Business of design: New South Wales

Apr 7, 2009
  • Article by Online Editor

*Brian Parkes*
*Associate Director*
*Object: Australian Centre for Craft and Design*

The design industry in New South Wales, as in many other parts of Australia, is currently enjoying a significant increase in confidence and prominence – and a good deal of this is translating into substantial economic growth and opportunity. Unlike most of the other states, however, there seems little if any attempt to promote or brand design activity in New South Wales under a state banner. This is true of many fields of endeavour in a state that is dominated by the country’s largest city – a city that is a gateway to the world and one that seeks more often to compete globally than nationally. Of course this attitude – in design as well as in other industries – comes with pros and cons.
Many of the institutions and programs that support design in New South Wales are nationally focused rather than state-based. For example, outside of architecture, there is no state-based awards program for New South Wales designers – they compete with everyone else for opportunities that originate in Sydney, such as the Australian Design Awards (now the Australian International Design Awards), the Bombay Sapphire Design Discovery Award, Workshopped and Launch Pad. Even at a graduate level, emerging New South Wales designers compete with a tough open field in Object Gallery’s annual New Design (to be renamed Design Now from 2008) or in the Australian Design Award – Dyson Student Award. There are perhaps more opportunities in the ‘Premier State’, but they are more competitive.
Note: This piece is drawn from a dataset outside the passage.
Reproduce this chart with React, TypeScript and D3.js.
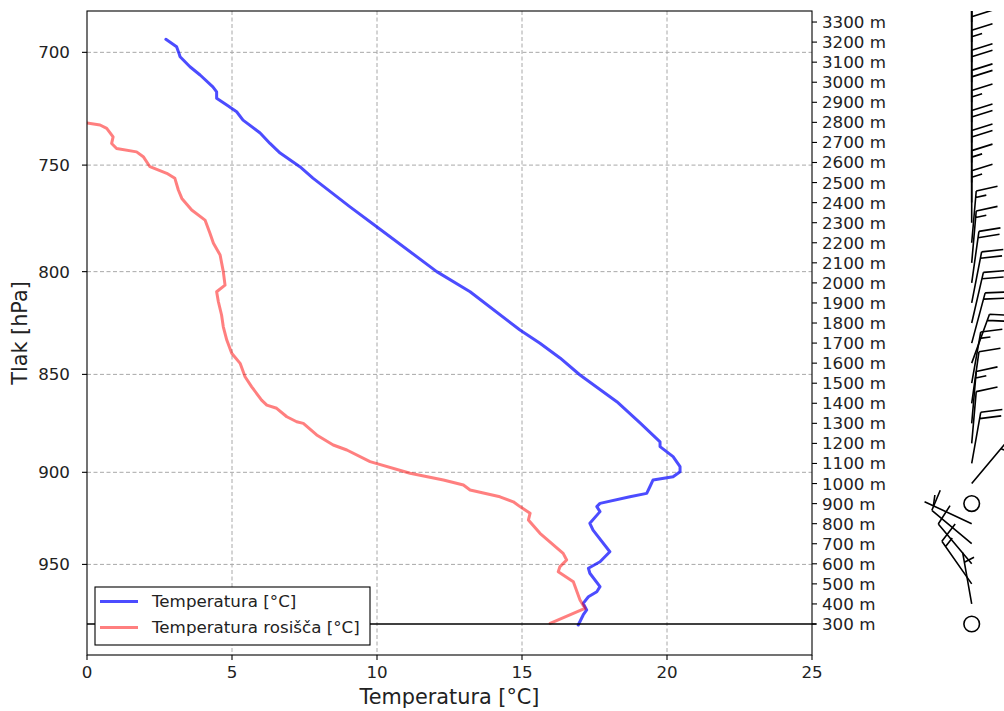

Sydney’s Powerhouse Museum houses the nation’s most significant design collection and plays a key role in the sector through its temporary design exhibitions, monthly d-factory design talks, the Design Hub website and the annual event Sydney Design – now promoted as a 10-day international design festival. Object Gallery (or the Australian Centre for Craft and Design) is a national organisation based in Sydney and funded by the state and federal governments. It contributes significantly to the presentation and promotion of design in New South Wales through a dynamic program of exhibitions, public lectures, mentorships and a magazine.

An unsurprising but nonetheless important element underpinning the momentum behind the design industry in New South Wales is the increasing commercial success for Australian design generally. Major showrooms such as Anibou, dedece, Living Edge and Space Furniture – each with head offices in Sydney – have supported local designers with positive outcomes. It seems increased confidence is driving increased opportunities. Living Edge in particular has emphasised Australian design as part of its rapid national expansion, providing a valuable platform for designers such as Norman and Quaine, Charles Wilson, and bernabeifreeman.

Design education in New South Wales is very strong and continues to improve each year. The new stream of Visual Design (between the old Visual Art and Technical Design streams) in secondary schools is better preparing creative students for design vocations and fostering a greater level of design awareness in the community. The tertiary system is as competitive as it is anywhere else and internationally recognised courses and research opportunities are offered through each of the big three universities, the University of Sydney, the University of New South Wales and the University of Technology, Sydney (UTS). The most innovative programs and the best graduates in recent years seem to have come from the Faculty of Design, Architecture and Building at UTS.

The City of Sydney has embraced design as part of its Sustainable Sydney 2030 plan and has recently established a Design Advisory Group that will help shape the future of the city. The State Government has also suggested that it will support design through its innovation strategy as part of its forward plan, but no details have emerged to date and any support would seem long overdue when compared to other states. There is perhaps an opportunity here for New South Wales’s design community to find a cohesive and effective political voice to champion the economic and social value of design in the state.

As a global city, Sydney could and should have a significant public institution specifically dedicated to contemporary design in the same way it has one dedicated to contemporary art. Object Gallery has begun to seek support for a new, much larger and more suitable home by 2015 – a place that could present new ideas across all design disciplines, stimulate robust public debate and truly celebrate the value of design and creativity.